To project Poland’s population, we pulled data from Statistics Poland. Using historical trends, and assuming the current activity prevails, we were able to establish a reasonable expectation for predicting future population values.

We used two models for these population projections: The Monte Carlo and the Autoregression Integrated Moving Average (ARIMA) models. In each of Poland’s metro areas, we ran multiple configurations of each of the two models to find out which model (and which configuration within that model) was most accurate for that metro.

Poland’s metropolitan areas are hand-curated based on the country’s Powiats (subregions) and Voivodships (regions). These regions and subregions could be vaguely associated with the LAU (formerly NUTS 4) tier of The Nomenclature of Territorial Units for Statistics (NUTS) a geographical division is constructed by Eurostat. More information on the different geographical and administrative division of Poland can be found here.

In addition to the LMI data mentioned here Lightcast also offers insights through Global Postings and Global Worker profiles in Poland.

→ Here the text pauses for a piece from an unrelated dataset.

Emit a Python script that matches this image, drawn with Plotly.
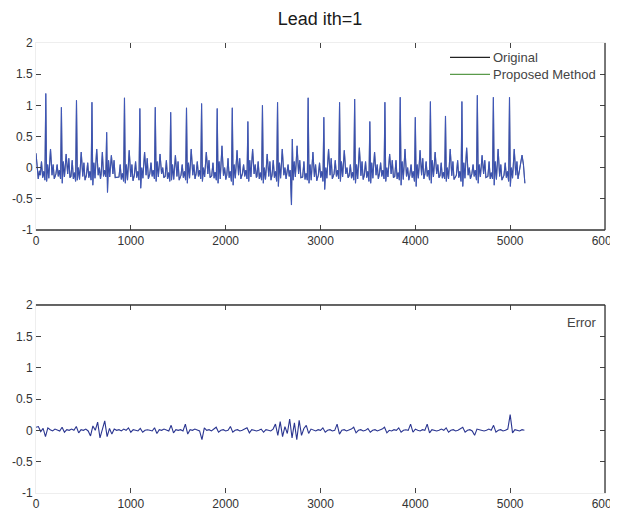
import plotly.graph_objects as go

# ---------------- data ----------------
# R-peak positions (sample index) and per-beat wave levels of the ECG lead
r_pos = [103, 268, 427, 590, 745, 933, 1095, 1258, 1420, 1587, 1746, 1911, 2070, 2234,
         2388, 2547, 2703, 2870, 3035, 3201, 3360, 3520, 3679, 3841, 4000, 4159, 4318,
         4491, 4654, 4823, 4993]
r_amp = [1.19, 0.97, 1.08, 1.05, 0.57, 1.12, 0.95, 0.97, 0.89, 0.96, 1.03, 0.95, 0.96, 0.74,
         1.00, 1.05, 0.46, 1.12, 0.81, 1.05, 1.10, 0.74, 1.05, 1.13, 0.81, 1.06, 0.83,
         1.06, 1.16, 1.13, 1.13]
q_amp = [-0.20, -0.18, -0.22, -0.20, -0.15, -0.22, -0.20, -0.18, -0.22, -0.20, -0.18, -0.20, -0.22, -0.18,
         -0.20, -0.22, -0.60, -0.20, -0.22, -0.18, -0.20, -0.22, -0.18, -0.20, -0.22, -0.20, -0.18,
         -0.22, -0.20, -0.18, -0.22]
s_amp = [-0.22, -0.25, -0.20, -0.28, -0.40, -0.25, -0.33, -0.22, -0.20, -0.25, -0.22, -0.25, -0.28, -0.22,
         -0.25, -0.30, -0.20, -0.25, -0.35, -0.22, -0.25, -0.25, -0.22, -0.28, -0.30, -0.25, -0.22,
         -0.30, -0.25, -0.28, -0.30]
j_amp = [0.05, 0.10, 0.00, 0.08, 0.12, 0.05, 0.00, 0.10, 0.05, 0.08, 0.00, 0.10, 0.05, 0.12,
         0.00, 0.08, 0.10, 0.05, 0.00, 0.10, 0.05, 0.08, 0.00, 0.10, 0.05, 0.12, 0.00,
         0.08, 0.05, 0.10, 0.00]
t_amp = [0.30, 0.22, 0.25, 0.30, 0.20, 0.28, 0.25, 0.22, 0.20, 0.30, 0.25, 0.35, 0.28, 0.30,
         0.22, 0.30, 0.35, 0.25, 0.30, 0.28, 0.32, 0.25, 0.22, 0.30, 0.28, 0.25, 0.30,
         0.32, 0.20, 0.30, 0.30]
u_amp = [0.05, 0.15, 0.08, 0.00, 0.12, 0.05, 0.15, 0.00, 0.10, 0.05, 0.12, 0.00, 0.15, 0.05,
         0.10, 0.00, 0.12, 0.05, 0.15, 0.00, 0.10, 0.05, 0.12, 0.00, 0.15, 0.05, 0.10,
         0.00, 0.12, 0.05, 0.10]
p_amp = [0.10, 0.05, 0.12, 0.08, 0.25, 0.05, 0.10, 0.08, 0.12, 0.05, 0.10, 0.08, 0.15, 0.05,
         0.10, 0.12, 0.05, 0.10, 0.08, 0.12, 0.05, 0.10, 0.08, 0.12, 0.05, 0.10, 0.08,
         0.12, 0.05, 0.10, 0.08]
b_lvl = [-0.12, -0.10, -0.14, -0.12, -0.10, -0.15, -0.12, -0.10, -0.14, -0.12, -0.10, -0.13, -0.12, -0.10,
         -0.14, -0.12, -0.10, -0.15, -0.12, -0.10, -0.13, -0.12, -0.10, -0.14, -0.12, -0.10, -0.13,
         -0.12, -0.10, -0.14, -0.12]
# start and end of the record
head_x = [0, 12, 24, 36]
head_y = [0.23, 0.05, -0.18, -0.05]
tail_x = [5095, 5125, 5140, 5155]
tail_y = [-0.05, 0.20, 0.05, -0.25]

# reconstruction error, one reading every 25 samples (lower panel)
err_step = 25
err_y = [
    0.05, 0.06, -0.02, 0.03, -0.10, 0.04, 0.01, -0.01, 0.02, 0.00, -0.01, 0.05, -0.03, 0.01, 0.00, 0.02, 0.00, 0.06, -0.04, 0.01,
    0.00, 0.02, -0.01, -0.09, 0.07, 0.00, 0.13, -0.12, 0.02, 0.15, -0.10, 0.03, -0.06, 0.02, 0.00, 0.01, -0.01, 0.02, 0.00, 0.04,
    -0.03, 0.01, 0.00, -0.01, 0.03, -0.03, 0.00, 0.01, 0.00, -0.01, 0.04, -0.05, 0.01, 0.00, 0.02, 0.00, -0.01, 0.08, -0.04, 0.01,
    0.00, 0.01, -0.01, 0.10, -0.06, 0.01, 0.00, 0.02, 0.00, -0.01, -0.15, 0.04, 0.00, 0.01, -0.01, 0.02, 0.05, -0.03, 0.00, 0.01,
    -0.01, 0.00, 0.06, -0.03, 0.00, 0.01, -0.01, 0.00, 0.02, 0.04, -0.04, 0.01, 0.00, -0.01, 0.00, 0.02, -0.03, 0.01, 0.00, -0.01,
    0.02, 0.10, -0.08, 0.14, -0.10, 0.06, -0.05, 0.18, -0.12, 0.12, -0.15, 0.16, -0.08, 0.03, 0.08, -0.05, 0.02, 0.00, -0.01, 0.01,
    0.00, 0.04, -0.03, 0.00, 0.01, -0.01, 0.00, 0.10, -0.06, 0.00, 0.01, -0.01, 0.00, 0.02, 0.05, -0.04, 0.00, 0.01, -0.01, 0.00,
    0.03, -0.03, 0.00, 0.01, -0.01, 0.00, 0.02, 0.05, -0.04, 0.00, -0.01, 0.01, 0.00, 0.04, -0.03, 0.00, 0.01, 0.00, 0.10, -0.03,
    0.02, 0.00, -0.01, 0.01, 0.00, 0.10, -0.04, 0.01, 0.00, -0.01, 0.00, 0.02, 0.00, 0.04, -0.03, 0.00, 0.01, -0.01, 0.00, 0.02,
    0.05, -0.03, 0.00, 0.01, -0.01, -0.08, 0.02, 0.01, 0.00, -0.01, 0.00, 0.02, 0.00, 0.08, -0.03, 0.00, 0.01, -0.01, 0.00, 0.02,
    0.25, -0.04, 0.01, 0.00, -0.01, 0.01, 0.00,
]
err_x = [i * err_step for i in range(len(err_y))]

x_ticks = [0, 1000, 2000, 3000, 4000, 5000, 6000]
x_tick_text = ["0", "1000", "2000", "3000", "4000", "5000", "6000"]
y_ticks = [-1, -0.5, 0, 0.5, 1, 1.5, 2]
y_tick_text = ["-1", "-0.5", "0", "0.5", "1", "1.5", "2"]

title_text = "Lead ith=1"
legend_names = ["Original", "Proposed Method", "Error"]
legend_colors = ["#222222", "#5a9a4a"]

# ---------------- build the lead trace from the beat readings ----------------
sig_x = list(head_x)
sig_y = list(head_y)
for i, r in enumerate(r_pos):
    b = b_lvl[i]
    sig_x += [r - 58, r - 45, r - 33, r - 22, r - 9, r, r + 9, r + 20, r + 32,
              r + 50, r + 66, r + 78, r + 90]
    sig_y += [b, p_amp[i], b - 0.04, b + 0.06, q_amp[i], r_amp[i], s_amp[i], j_amp[i],
              b - 0.05, t_amp[i], b, u_amp[i], b - 0.06]
sig_x += tail_x
sig_y += tail_y

fig = go.Figure()

# lead signal: original (navy) and reconstruction (blue) drawn over each other
fig.add_trace(go.Scatter(x=sig_x, y=sig_y, mode="lines", name=legend_names[0], showlegend=False,
                         line=dict(color="#25306e", width=1.1), xaxis="x", yaxis="y"))
fig.add_trace(go.Scatter(x=sig_x, y=sig_y, mode="lines", name=legend_names[1], showlegend=False,
                         opacity=0.75, line=dict(color="#4a68d6", width=0.9), xaxis="x", yaxis="y"))
# error panel
fig.add_trace(go.Scatter(x=err_x, y=err_y, mode="lines", name=legend_names[2], showlegend=False,
                         line=dict(color="#2a3590", width=1.1), xaxis="x2", yaxis="y2"))

# geometry (figure pixels; the page adds an 8px body margin)
W, H = 614, 507
L, R, T, B = 28, 17, 35, 22
ph = H - T - B
top_dom = [(H - B - 222) / ph, 1]
bot_dom = [0, (H - B - 297) / ph]

font_family = "Liberation Sans, Arial, sans-serif"
axis_common = dict(showgrid=False, zeroline=False, showline=True, mirror="ticks",
                   linecolor="#eeeeee", linewidth=1, ticks="inside", ticklen=5,
                   tickcolor="#444444", tickwidth=1, automargin=False,
                   ticklabeloverflow="allow",
                   tickfont=dict(family=font_family, size=12, color="#333333"))

pw = W - L - R
def px_x(v):
    return (v - L) / pw
def px_y(v):
    return (H - B - v) / ph

# legend: line samples + a two-line label (top panel), label only (bottom panel)
leg_top = 41          # figure px, top of the legend text block
leg_font = 13
leg_line_h = leg_font * 1.3
shapes = []
for k in range(2):
    yk = leg_top + leg_line_h * (k + 0.5)
    shapes.append(dict(type="line", xref="paper", yref="paper", x0=px_x(442), x1=px_x(482),
                       y0=px_y(yk), y1=px_y(yk), line=dict(color=legend_colors[k], width=1.2)))
annotations = [
    dict(text="<br>".join(legend_names[:2]), xref="paper", yref="paper", x=px_x(484),
         y=px_y(leg_top), xanchor="left", yanchor="top", align="left", showarrow=False,
         borderpad=0, font=dict(family=font_family, size=leg_font, color="#444444")),
    dict(text=legend_names[2], xref="paper", yref="paper", x=px_x(557),
         y=px_y(314), xanchor="left", yanchor="middle", showarrow=False,
         font=dict(family=font_family, size=13, color="#444444")),
]

# darker frame lines visible in the figure
frame = dict(color="#333333", width=1.3)
shapes += [
    dict(type="line", xref="x domain", yref="y domain", x0=1, x1=1, y0=0, y1=1, line=frame),
    dict(type="line", xref="x domain", yref="y domain", x0=0, x1=1, y0=0, y1=0, line=frame),
    dict(type="line", xref="x2 domain", yref="y2 domain", x0=1, x1=1, y0=0, y1=1, line=frame),
    dict(type="line", xref="x2 domain", yref="y2 domain", x0=0, x1=1, y0=1, y1=1, line=frame),
]

fig.update_layout(
    width=W, height=H,
    margin=dict(l=L, r=R, t=T, b=B),
    paper_bgcolor="white", plot_bgcolor="white",
    showlegend=False,
    font=dict(family=font_family, color="#333333"),
    title=dict(text=title_text, x=312 / W, xanchor="center",
               y=1 - 11 / H, yanchor="middle",
               font=dict(family=font_family, size=18, color="#1a1a1a")),
    xaxis=dict(domain=[0, 1], range=[0, 6000], tickvals=x_ticks, ticktext=x_tick_text,
               anchor="y", **axis_common),
    yaxis=dict(domain=top_dom, range=[-1, 2], tickvals=y_ticks,
               ticktext=y_tick_text, anchor="x", **axis_common),
    xaxis2=dict(domain=[0, 1], range=[0, 6000], tickvals=x_ticks, ticktext=x_tick_text,
                anchor="y2", **axis_common),
    yaxis2=dict(domain=bot_dom, range=[-1, 2], tickvals=y_ticks,
                ticktext=y_tick_text, anchor="x2", **axis_common),
    shapes=shapes,
    annotations=annotations,
)

fig.write_html("out.html")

Labor Market Information (LMI) Data

We pulled Poland’s labor market information (LMI) from three sources:

  1. Cedefop (European Centre for the Development of Vocational Training), an agency of the EU.

  2. The EU Labor Force Survey (LFS), a large household sample survey conducted annually since 1983.

  3. Industry data at the regional and sub-regional levels from Statistics Poland.

When creating the occupation supply projections, we took the expected population growth rate from the models mentioned above and applied that same growth rate across the LMI in each Polish metropolitan area. Once we had the projections, we mapped the International Standard Classification of Occupations (ISCO-08) to Global Occupations.